# how do you think?



## AppleDucklings (Mar 27, 2011)

And what I mean by that is, what is your way of thinking. Do you think with positive thoughts or are you a negative thinker? I tend to lean towards the negative side on some issues, but not all. When it comes to my husband, my thoughts are more negative. Like tonight, about an hour and a half ago, he gave me a kiss and told me we was going to go sit at the Denny's for a cup of coffee and write his employee's schedules for work. I said "ok" and he left. Now, he could have easily been telling me the truth but I think very negatively and I think that he's running off to see that woman he's been having an emotional affair with. I have no proof of this though but him taking off to sit at Denny's isn't common either. He typically writes the schedules in his office at work.
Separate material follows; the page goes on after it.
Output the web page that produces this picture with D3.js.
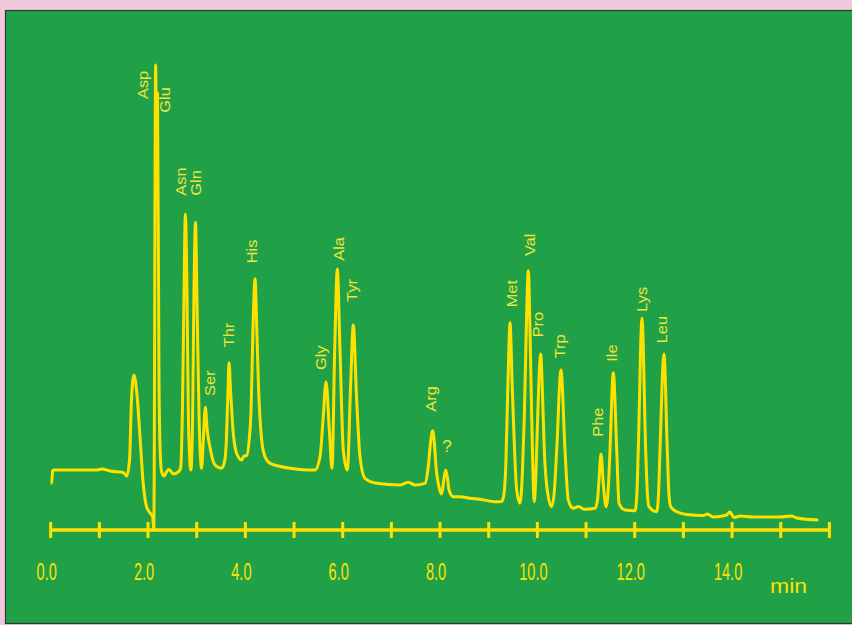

I don't have a car, so there is no way I can drive by the Denny's to see for myself. 
I wish I knew how not to care sometimes. The negative thoughts can eat me alive sometimes


----------



## 827Aug (Apr 27, 2008)

This one is not a matter of having negative or positive feelings. It's about having a "gut" feeling--and those are usually right. How/where he does his employee's schedule is now deviating from the normal routine--that's a big red flag. My estranged husband used the employee's schedule as an out a lot too. He would tell me he was going to the boat to work on it; said he could concentrate there undisturbed. That couldn't have been further from the truth. It's funny the schedule would be untouched the following day.


----------



## ku1980rose (Sep 7, 2010)

I am definitely more of a pessimist. It's been something I've struggled through my whole life. I probably have more negative thoughts about my H, especially at this point. However, I don't distrust him...never think he's cheating, but that's because I just don't think he would ever do that or have the opportunity since he never goes anywhere. But, I am always on the cautious side. That's not always a good thing, but it does keep me out of trouble sometimes.


----------



## Sanity (Mar 7, 2011)

I'm more pragmatic in a sense that if I had to worry about a partner messing around I would just remove them from my life. Don't lose years of your life on somebody that can't commit emotionally and sexually. If they want to sex with other people then let them do it. Don't get angry or let it destroy your life. Dump and find someone else.
_Posted via Mobile Device_


----------